Along with more than 100 million other viewers I watched Super Bowl XLV, and was surprised that the game was uncharacteristically more entertaining than the commercials. Usually, I tune in solely for the ads since this bloated spectacle wrapped tightly in the American flag has often gone in the direction of a painfully dull rout. Even though this game was competitive and fairly exciting, I will probably no longer recall that it was the Green Bay Packers that defeated the Pittsburgh Steelers 31-25 by week’s end. It is likely that I will remember that Christina Aguilera mangled the National Anthem for the long haul. Cue cards should have been allowed or she should have thought to print a cheat sheet on her palm.
What I remember most about the Super Bowls played in the last ten years was the inflated brouhaha surrounding the Janet Jackson-Justin Timberlake wardrobe malfunction. Had he accidentally knocked her out with his elbow performing an exuberant dance move that would not have caused one-tenth the stir of that ridiculously fast flash of nipple. Cynic that I am, I think that that malfunction was planned to ignite controversy. It certainly roused me out of my stupor.
Overall, I tend to best recall the mediocrity of the half-time entertainment featuring established acts that are years and often decades past their prime. Now, the Black Eyed Peas, clad in electric suits from the Tron wardrobe collection, can join the pantheon of Tom Petty, Bruce Springsteen, Michael Jackson, Sheryl Crowe, Paul McCartney, Aerosmith and The Rolling Stones, in singing a watered down medley of their greatest hits. Odd that I can rattle off the names of so many of these half-time acts, but if under gunpoint I were ordered to name what teams played, I’d be as dead as any furry creature on a country road in the path of a motorist that failed to use Bridgestone tires.
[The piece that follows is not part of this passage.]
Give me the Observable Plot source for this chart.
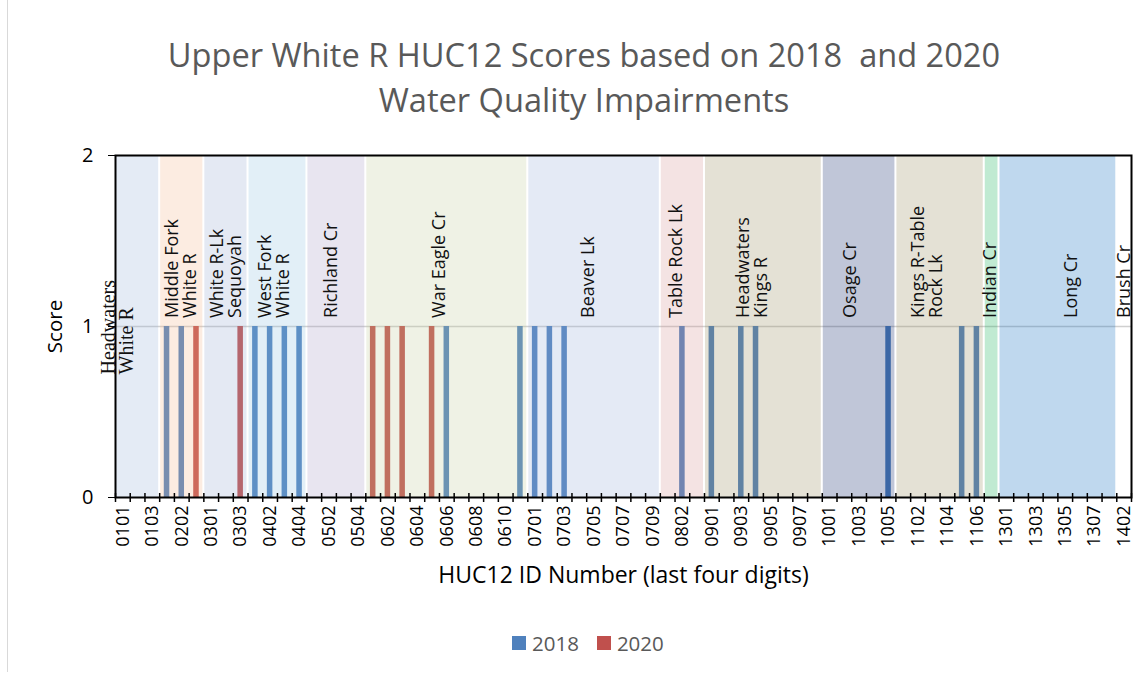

In the second half of Sunday’s Super Bowl, play-by-play announcer, Joe Buck, explained to the home viewer that the ten-year-old string bean of a girl sprinting merrily across the field clutching a football was Ava Childs. Ava, from Wheaton, Illinois, is a fifth grader that won a national essay writing contest that is part of the NFL’s Play 60 campaign, an effort to motivate children to be active for 60 minutes a day. The NFL judges selected Ava’s essay out of 17,000 submissions. Ava hopes to one day be the league’s first female place kicker.
According to a chart depicting the age of the population recently published in The New York Times, in 2010 there were approximately 44 million children between the ages of 5 – 14.
Surely there were more than 17,000 ten-year-olds in that group. Therefore, 17,000 submissions to this essay writing contest strikes me as low, indicating that most kids in America are indeed apathetic little couch potatoes that don’t even have the energy to write an essay. No wonder China is kicking our butts – and those Chinese kids are also learning English and could have probably written a better essay than our very own Ava.
Back to Ava … Kiddo, I have bad news for you, you playing in the NFL will never happen unless the rules are revised permitting murder and suicide. Please observe the size of the average NFL football player; Shrek on steroids would barely reach their waist. You on that field would be pulverized in an instant. Therefore you might want to rethink your dream. A good start might be to learn how to speak and write Mandarin.